→ Written request
The records that follow are to be transcribed in full, without their images.

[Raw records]
>> START

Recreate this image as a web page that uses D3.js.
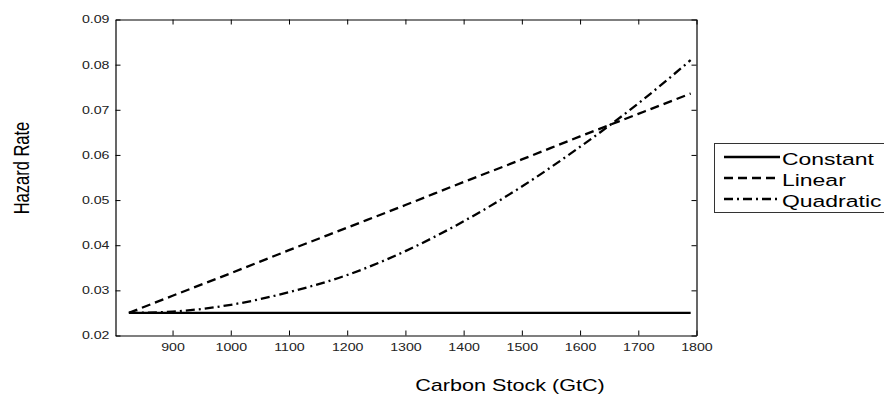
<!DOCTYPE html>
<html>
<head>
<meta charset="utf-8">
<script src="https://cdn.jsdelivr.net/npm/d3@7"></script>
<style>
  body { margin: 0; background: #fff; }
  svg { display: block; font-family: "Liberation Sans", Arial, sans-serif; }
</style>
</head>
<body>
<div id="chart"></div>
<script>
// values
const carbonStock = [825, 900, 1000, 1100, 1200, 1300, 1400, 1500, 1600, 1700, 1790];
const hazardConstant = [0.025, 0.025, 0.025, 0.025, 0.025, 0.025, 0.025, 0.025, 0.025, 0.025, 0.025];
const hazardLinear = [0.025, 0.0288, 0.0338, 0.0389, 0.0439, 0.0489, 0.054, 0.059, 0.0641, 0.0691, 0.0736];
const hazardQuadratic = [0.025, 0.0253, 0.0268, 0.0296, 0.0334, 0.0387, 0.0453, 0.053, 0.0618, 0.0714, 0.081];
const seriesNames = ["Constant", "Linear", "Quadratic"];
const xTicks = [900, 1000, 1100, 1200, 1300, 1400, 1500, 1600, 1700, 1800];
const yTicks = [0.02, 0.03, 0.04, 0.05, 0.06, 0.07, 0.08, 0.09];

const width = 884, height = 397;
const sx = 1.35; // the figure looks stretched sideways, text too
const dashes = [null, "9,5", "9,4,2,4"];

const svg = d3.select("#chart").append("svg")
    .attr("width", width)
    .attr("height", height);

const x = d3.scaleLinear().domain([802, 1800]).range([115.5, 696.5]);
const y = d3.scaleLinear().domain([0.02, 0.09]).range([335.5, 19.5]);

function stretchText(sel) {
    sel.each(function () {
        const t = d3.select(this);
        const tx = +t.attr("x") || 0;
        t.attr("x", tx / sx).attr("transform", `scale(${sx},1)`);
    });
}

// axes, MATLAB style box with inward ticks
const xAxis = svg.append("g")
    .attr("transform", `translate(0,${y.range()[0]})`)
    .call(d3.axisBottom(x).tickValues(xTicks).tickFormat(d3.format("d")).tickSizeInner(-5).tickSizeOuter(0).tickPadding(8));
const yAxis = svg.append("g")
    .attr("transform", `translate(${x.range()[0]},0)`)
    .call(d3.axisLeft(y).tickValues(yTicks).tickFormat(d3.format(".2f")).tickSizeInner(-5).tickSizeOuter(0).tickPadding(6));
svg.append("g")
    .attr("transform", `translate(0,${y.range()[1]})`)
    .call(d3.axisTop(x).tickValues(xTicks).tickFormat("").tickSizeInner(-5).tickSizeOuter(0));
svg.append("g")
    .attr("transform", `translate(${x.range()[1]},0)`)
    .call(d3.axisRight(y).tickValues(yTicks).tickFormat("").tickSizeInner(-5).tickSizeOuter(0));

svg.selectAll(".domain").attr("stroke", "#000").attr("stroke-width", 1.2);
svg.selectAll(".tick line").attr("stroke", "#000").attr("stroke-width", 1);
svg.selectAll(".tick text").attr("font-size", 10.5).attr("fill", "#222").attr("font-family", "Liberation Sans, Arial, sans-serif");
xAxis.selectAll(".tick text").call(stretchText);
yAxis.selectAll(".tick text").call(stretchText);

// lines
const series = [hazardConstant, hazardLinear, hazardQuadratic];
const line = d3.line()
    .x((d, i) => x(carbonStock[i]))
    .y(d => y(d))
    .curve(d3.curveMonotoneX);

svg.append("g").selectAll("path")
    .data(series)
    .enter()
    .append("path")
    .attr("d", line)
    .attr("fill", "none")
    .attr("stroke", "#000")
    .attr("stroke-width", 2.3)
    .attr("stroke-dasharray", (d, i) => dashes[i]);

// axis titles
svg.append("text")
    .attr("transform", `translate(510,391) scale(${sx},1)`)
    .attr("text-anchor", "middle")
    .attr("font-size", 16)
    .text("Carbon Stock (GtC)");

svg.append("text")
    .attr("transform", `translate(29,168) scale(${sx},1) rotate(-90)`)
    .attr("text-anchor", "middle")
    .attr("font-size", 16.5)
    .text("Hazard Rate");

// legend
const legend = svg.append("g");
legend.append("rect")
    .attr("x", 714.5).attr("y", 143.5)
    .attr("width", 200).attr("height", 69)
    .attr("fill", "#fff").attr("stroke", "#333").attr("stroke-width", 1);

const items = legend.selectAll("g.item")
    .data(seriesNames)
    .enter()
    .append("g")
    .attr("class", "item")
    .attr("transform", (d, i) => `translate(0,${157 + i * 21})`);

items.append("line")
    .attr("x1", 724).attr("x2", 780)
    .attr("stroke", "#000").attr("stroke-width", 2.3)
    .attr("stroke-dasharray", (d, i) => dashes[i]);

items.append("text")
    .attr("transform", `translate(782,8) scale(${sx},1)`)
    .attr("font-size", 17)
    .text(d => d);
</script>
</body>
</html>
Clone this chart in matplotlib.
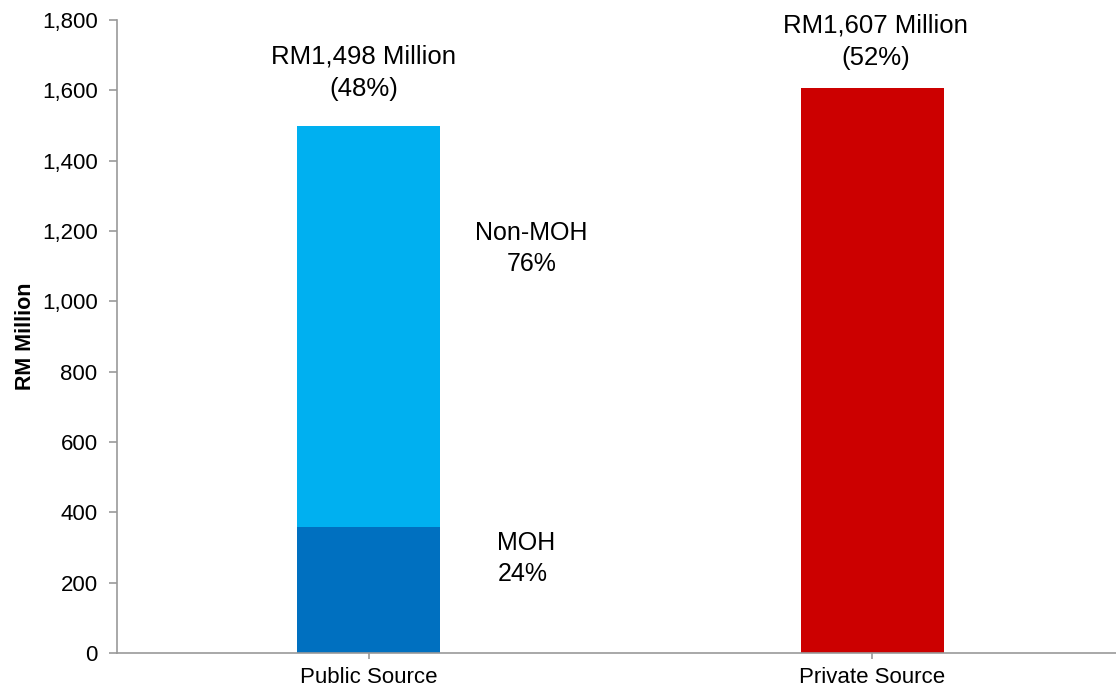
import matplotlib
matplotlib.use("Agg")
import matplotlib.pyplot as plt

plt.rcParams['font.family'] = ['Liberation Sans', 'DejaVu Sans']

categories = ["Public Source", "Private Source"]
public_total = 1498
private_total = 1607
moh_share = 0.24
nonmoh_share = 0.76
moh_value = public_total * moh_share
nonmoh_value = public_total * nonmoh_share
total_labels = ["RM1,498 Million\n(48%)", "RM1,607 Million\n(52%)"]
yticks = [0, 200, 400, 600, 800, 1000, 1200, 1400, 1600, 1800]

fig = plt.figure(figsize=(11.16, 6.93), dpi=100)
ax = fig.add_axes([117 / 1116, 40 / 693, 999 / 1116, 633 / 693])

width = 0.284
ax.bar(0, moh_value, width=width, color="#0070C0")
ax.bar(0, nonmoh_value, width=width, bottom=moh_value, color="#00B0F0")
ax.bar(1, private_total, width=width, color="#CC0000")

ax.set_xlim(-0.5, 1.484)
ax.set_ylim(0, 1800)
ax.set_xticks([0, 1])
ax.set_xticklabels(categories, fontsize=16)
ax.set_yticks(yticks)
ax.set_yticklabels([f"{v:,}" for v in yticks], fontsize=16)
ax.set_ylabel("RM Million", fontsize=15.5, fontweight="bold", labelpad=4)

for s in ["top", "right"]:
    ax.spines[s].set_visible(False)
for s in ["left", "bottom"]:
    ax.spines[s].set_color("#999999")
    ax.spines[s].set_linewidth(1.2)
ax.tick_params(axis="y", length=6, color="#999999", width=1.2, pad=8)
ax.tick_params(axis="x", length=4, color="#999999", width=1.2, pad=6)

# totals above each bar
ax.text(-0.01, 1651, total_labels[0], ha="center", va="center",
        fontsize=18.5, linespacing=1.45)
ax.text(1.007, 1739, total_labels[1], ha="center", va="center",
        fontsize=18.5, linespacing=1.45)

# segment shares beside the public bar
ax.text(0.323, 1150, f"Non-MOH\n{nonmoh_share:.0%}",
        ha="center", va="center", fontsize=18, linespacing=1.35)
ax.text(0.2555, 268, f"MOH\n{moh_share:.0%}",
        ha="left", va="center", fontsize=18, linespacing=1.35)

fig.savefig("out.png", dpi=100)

>> END

→ Answer to this exercise
Recreate this image as a web page that uses D3.js.
<!DOCTYPE html>
<html>
<head>
<meta charset="utf-8">
<script src="https://cdn.jsdelivr.net/npm/d3@7"></script>
<style>
  body { margin: 0; background: #fff; }
  svg { display: block; font-family: "Liberation Sans", Arial, sans-serif; }
</style>
</head>
<body>
<div id="chart"></div>
<script>
// values
const carbonStock = [825, 900, 1000, 1100, 1200, 1300, 1400, 1500, 1600, 1700, 1790];
const hazardConstant = [0.025, 0.025, 0.025, 0.025, 0.025, 0.025, 0.025, 0.025, 0.025, 0.025, 0.025];
const hazardLinear = [0.025, 0.0288, 0.0338, 0.0389, 0.0439, 0.0489, 0.054, 0.059, 0.0641, 0.0691, 0.0736];
const hazardQuadratic = [0.025, 0.0253, 0.0268, 0.0296, 0.0334, 0.0387, 0.0453, 0.053, 0.0618, 0.0714, 0.081];
const seriesNames = ["Constant", "Linear", "Quadratic"];
const xTicks = [900, 1000, 1100, 1200, 1300, 1400, 1500, 1600, 1700, 1800];
const yTicks = [0.02, 0.03, 0.04, 0.05, 0.06, 0.07, 0.08, 0.09];

const width = 884, height = 397;
const sx = 1.35; // the figure looks stretched sideways, text too
const dashes = [null, "9,5", "9,4,2,4"];

const svg = d3.select("#chart").append("svg")
    .attr("width", width)
    .attr("height", height);

const x = d3.scaleLinear().domain([802, 1800]).range([115.5, 696.5]);
const y = d3.scaleLinear().domain([0.02, 0.09]).range([335.5, 19.5]);

function stretchText(sel) {
    sel.each(function () {
        const t = d3.select(this);
        const tx = +t.attr("x") || 0;
        t.attr("x", tx / sx).attr("transform", `scale(${sx},1)`);
    });
}

// axes, MATLAB style box with inward ticks
const xAxis = svg.append("g")
    .attr("transform", `translate(0,${y.range()[0]})`)
    .call(d3.axisBottom(x).tickValues(xTicks).tickFormat(d3.format("d")).tickSizeInner(-5).tickSizeOuter(0).tickPadding(8));
const yAxis = svg.append("g")
    .attr("transform", `translate(${x.range()[0]},0)`)
    .call(d3.axisLeft(y).tickValues(yTicks).tickFormat(d3.format(".2f")).tickSizeInner(-5).tickSizeOuter(0).tickPadding(6));
svg.append("g")
    .attr("transform", `translate(0,${y.range()[1]})`)
    .call(d3.axisTop(x).tickValues(xTicks).tickFormat("").tickSizeInner(-5).tickSizeOuter(0));
svg.append("g")
    .attr("transform", `translate(${x.range()[1]},0)`)
    .call(d3.axisRight(y).tickValues(yTicks).tickFormat("").tickSizeInner(-5).tickSizeOuter(0));

svg.selectAll(".domain").attr("stroke", "#000").attr("stroke-width", 1.2);
svg.selectAll(".tick line").attr("stroke", "#000").attr("stroke-width", 1);
svg.selectAll(".tick text").attr("font-size", 10.5).attr("fill", "#222").attr("font-family", "Liberation Sans, Arial, sans-serif");
xAxis.selectAll(".tick text").call(stretchText);
yAxis.selectAll(".tick text").call(stretchText);

// lines
const series = [hazardConstant, hazardLinear, hazardQuadratic];
const line = d3.line()
    .x((d, i) => x(carbonStock[i]))
    .y(d => y(d))
    .curve(d3.curveMonotoneX);

svg.append("g").selectAll("path")
    .data(series)
    .enter()
    .append("path")
    .attr("d", line)
    .attr("fill", "none")
    .attr("stroke", "#000")
    .attr("stroke-width", 2.3)
    .attr("stroke-dasharray", (d, i) => dashes[i]);

// axis titles
svg.append("text")
    .attr("transform", `translate(510,391) scale(${sx},1)`)
    .attr("text-anchor", "middle")
    .attr("font-size", 16)
    .text("Carbon Stock (GtC)");

svg.append("text")
    .attr("transform", `translate(29,168) scale(${sx},1) rotate(-90)`)
    .attr("text-anchor", "middle")
    .attr("font-size", 16.5)
    .text("Hazard Rate");

// legend
const legend = svg.append("g");
legend.append("rect")
    .attr("x", 714.5).attr("y", 143.5)
    .attr("width", 200).attr("height", 69)
    .attr("fill", "#fff").attr("stroke", "#333").attr("stroke-width", 1);

const items = legend.selectAll("g.item")
    .data(seriesNames)
    .enter()
    .append("g")
    .attr("class", "item")
    .attr("transform", (d, i) => `translate(0,${157 + i * 21})`);

items.append("line")
    .attr("x1", 724).attr("x2", 780)
    .attr("stroke", "#000").attr("stroke-width", 2.3)
    .attr("stroke-dasharray", (d, i) => dashes[i]);

items.append("text")
    .attr("transform", `translate(782,8) scale(${sx},1)`)
    .attr("font-size", 17)
    .text(d => d);
</script>
</body>
</html>
Clone this chart in matplotlib.
import matplotlib
matplotlib.use("Agg")
import matplotlib.pyplot as plt

plt.rcParams['font.family'] = ['Liberation Sans', 'DejaVu Sans']

categories = ["Public Source", "Private Source"]
public_total = 1498
private_total = 1607
moh_share = 0.24
nonmoh_share = 0.76
moh_value = public_total * moh_share
nonmoh_value = public_total * nonmoh_share
total_labels = ["RM1,498 Million\n(48%)", "RM1,607 Million\n(52%)"]
yticks = [0, 200, 400, 600, 800, 1000, 1200, 1400, 1600, 1800]

fig = plt.figure(figsize=(11.16, 6.93), dpi=100)
ax = fig.add_axes([117 / 1116, 40 / 693, 999 / 1116, 633 / 693])

width = 0.284
ax.bar(0, moh_value, width=width, color="#0070C0")
ax.bar(0, nonmoh_value, width=width, bottom=moh_value, color="#00B0F0")
ax.bar(1, private_total, width=width, color="#CC0000")

ax.set_xlim(-0.5, 1.484)
ax.set_ylim(0, 1800)
ax.set_xticks([0, 1])
ax.set_xticklabels(categories, fontsize=16)
ax.set_yticks(yticks)
ax.set_yticklabels([f"{v:,}" for v in yticks], fontsize=16)
ax.set_ylabel("RM Million", fontsize=15.5, fontweight="bold", labelpad=4)

for s in ["top", "right"]:
    ax.spines[s].set_visible(False)
for s in ["left", "bottom"]:
    ax.spines[s].set_color("#999999")
    ax.spines[s].set_linewidth(1.2)
ax.tick_params(axis="y", length=6, color="#999999", width=1.2, pad=8)
ax.tick_params(axis="x", length=4, color="#999999", width=1.2, pad=6)

# totals above each bar
ax.text(-0.01, 1651, total_labels[0], ha="center", va="center",
        fontsize=18.5, linespacing=1.45)
ax.text(1.007, 1739, total_labels[1], ha="center", va="center",
        fontsize=18.5, linespacing=1.45)

# segment shares beside the public bar
ax.text(0.323, 1150, f"Non-MOH\n{nonmoh_share:.0%}",
        ha="center", va="center", fontsize=18, linespacing=1.35)
ax.text(0.2555, 268, f"MOH\n{moh_share:.0%}",
        ha="left", va="center", fontsize=18, linespacing=1.35)

fig.savefig("out.png", dpi=100)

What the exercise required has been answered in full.